ARGHANDAB, Afghanistan (Reuters) - Bunches of ripe red grapes hung heavy in vineyards near Afghanistan’s second city Kandahar on Wednesday, with villagers slow to return a week after Afghan troops routed hundreds of Taliban in their fields.
Most people fled Arghandab 10 days ago after the Taliban, buoyed by a jailbreak that freed 400 of their comrades in Kandahar days earlier, seized some seven villages in the rich agricultural district just northwest of the city.
Kandahar, the main city in Afghanistan’s mainly Pashtun south and the Taliban’s former de-facto capital, appeared under threat and 1,000 extra Afghan troops were rushed in from the north.
Nearly 100 Taliban fighters were killed in the ensuing battle, one of the biggest yet fought by the fledgling Afghan National Army (ANA). But the Taliban are still not far away and most families remain in the relative safety of Kandahar city.
“The people are only slowly coming back,” said a senior police officer in Arghandab who declined to be named.
“The men come to check on their houses, but the rest of the families are staying behind in Kandahar.”
A few lonely figures quickly scattered as a convoy of Afghan army pick-up trucks weighed into view to inspect the battlefield of a week before. Smiling soldiers helped themselves to the unpicked grapes, once famous throughout Asia for their sweetness.
The insurgents, though driven back for now, were still not far away. “The Taliban are no more than 20 km (13 miles) away,” said the police officer.
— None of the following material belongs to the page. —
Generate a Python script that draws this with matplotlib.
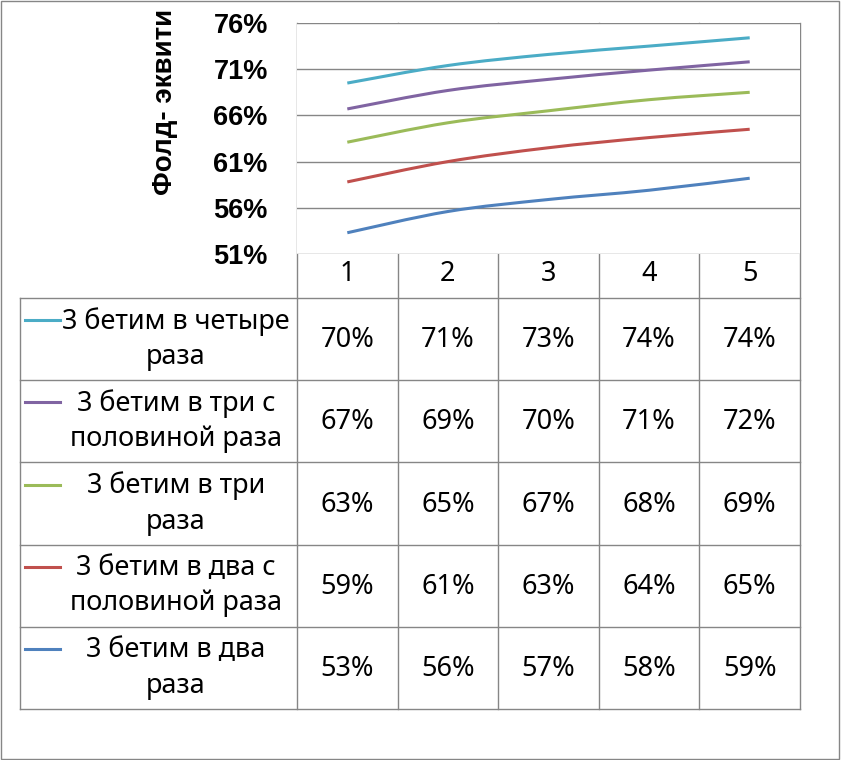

Since Canadian troops moved in to lead NATO forces around Kandahar in 2006, they have been largely tied up battling the Taliban to the west of the city and sometimes having to capture districts several times after insurgents swept aside Afghan forces put in place to hold onto the area.
Arghandab meanwhile remained relatively secure under pro-government tribal leader Mullah Naqib and NATO forces could afford only a light presence there.
But since Naqib died of a heart attack last October, last week’s Taliban raid was the second time the insurgents swept down into Arghandab from the hills in the north.
Now the Canadians, who have suffered perhaps the highest casualty rate of any of the more than 40 nations with soldiers in Afghanistan, have had to move troops into Arghandab as well.
“What makes it difficult is that the insurgents hide amongst the people so it’s difficult to know what we’re up against,” said Canadian Major Jay Janzen.
“There was anywhere between 150 and 200 insurgents here. Some were killed, some were captured, some escaped. They will go to other regions and regroup. They will scatter into small groups.”
While NATO commanders continually complain they do not have enough troops in Afghanistan and Afghan security forces still have a long way to go before they can operate independently, the cycle of cat-and-mouse warfare is unlikely to end and more Afghan villagers will have to flee their homes.
“We don’t have enough Canadian soldiers to be everywhere in Kandahar. That is why the emphasis is on ANA training. They have done well but they still have some way to go,” said Janzen.
“The insurgents, all they can do is to disrupt. They cannot hold ground,” he said. But “there is no question that insurgents will cause disruptions in the future.”